Ever since she was three years old, Rossell danced. She danced through her emotions, her hardships, and even danced for fun. Besides dancing, Rossell was a part of chorale, theater, AP classes, DECA and honors classes.

“Being a part of [these activities] goes to show that I can push myself further,” Rossell said. “If I work hard enough, I can move up through the ranks and different levels. I just always ask myself ‘what amount of hard work do I have to do so I can keep moving and persevering through all these things?’”

Rossell based her day off on a strict schedule while participating in a plethora of activities along with daily schoolwork.

“I get six hours of sleep every night, and there’s always a schedule set for myself based on the day I have,” Rossell said. “I always make sure to get an hour of homework done every night, and go to bed at midnight. No matter what, I always wake up at six o’clock. It may not work for everybody, but it works for me to stay on track and keep myself motivated to do everything.”
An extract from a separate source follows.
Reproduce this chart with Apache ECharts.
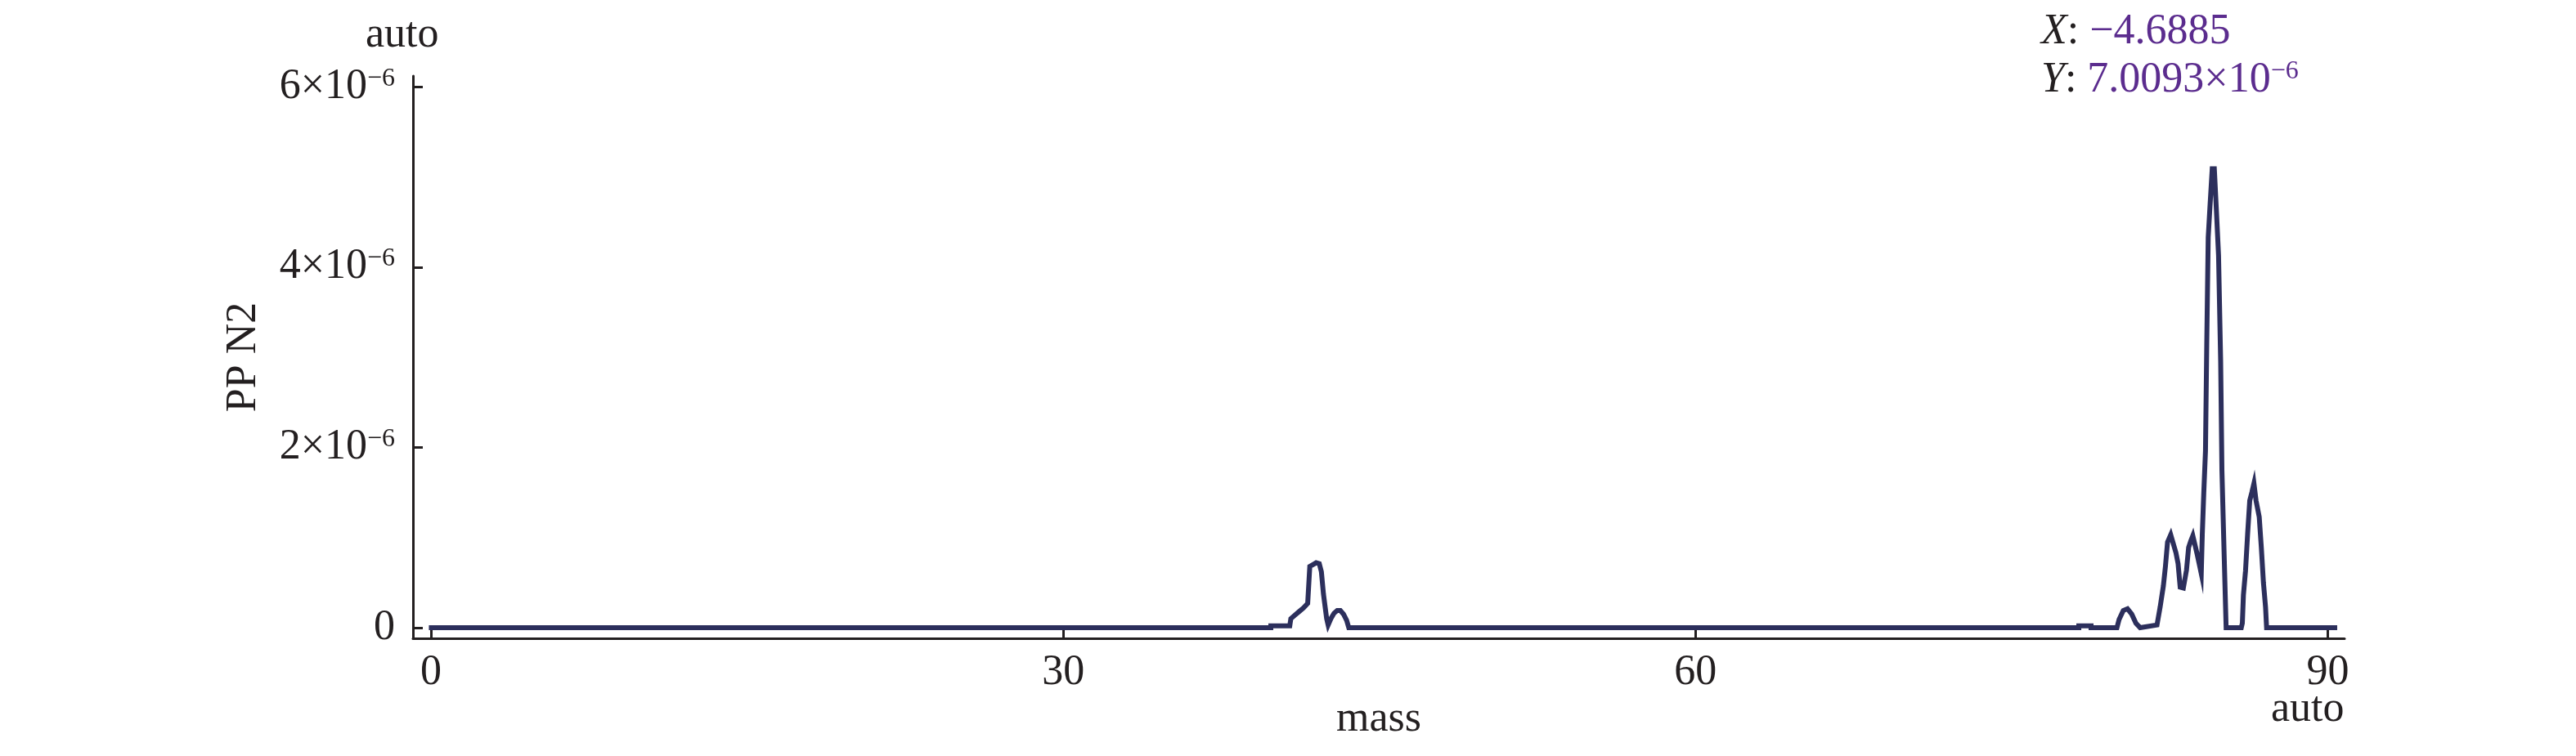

For Rossell, perseverance was only an uphill battle. By the end of the 2021 year, Rossell hoped to be on full pointe, which is the tips of her toes, for ballet. Despite the hardships of her schoolwork and out-of-school activities, Rossell was inspired by many people to keep pushing through, but one person took the top spot; her mother.

“Every single night, my mom picks me up from dance,” Rossell said. “I’ll get into her car, and sometimes I’ll be happy, or sad, or frustrated. I’ll just tell her everything that I’ve been feeling, and everything that goes through my head. She just always knows what to say, and sometimes she’ll give me a hug and tell me that everything’s okay. I don’t know how she does it.”

Not only did Rossell capture the hearts of her audiences, she also inspired educators.

“She’s so dedicated and works so hard,” choir teacher John Choi said. “I saw her when she was a freshman and thought that she had to be in my choir. She’s young, she’s a leader- she’s gonna do great things someday.”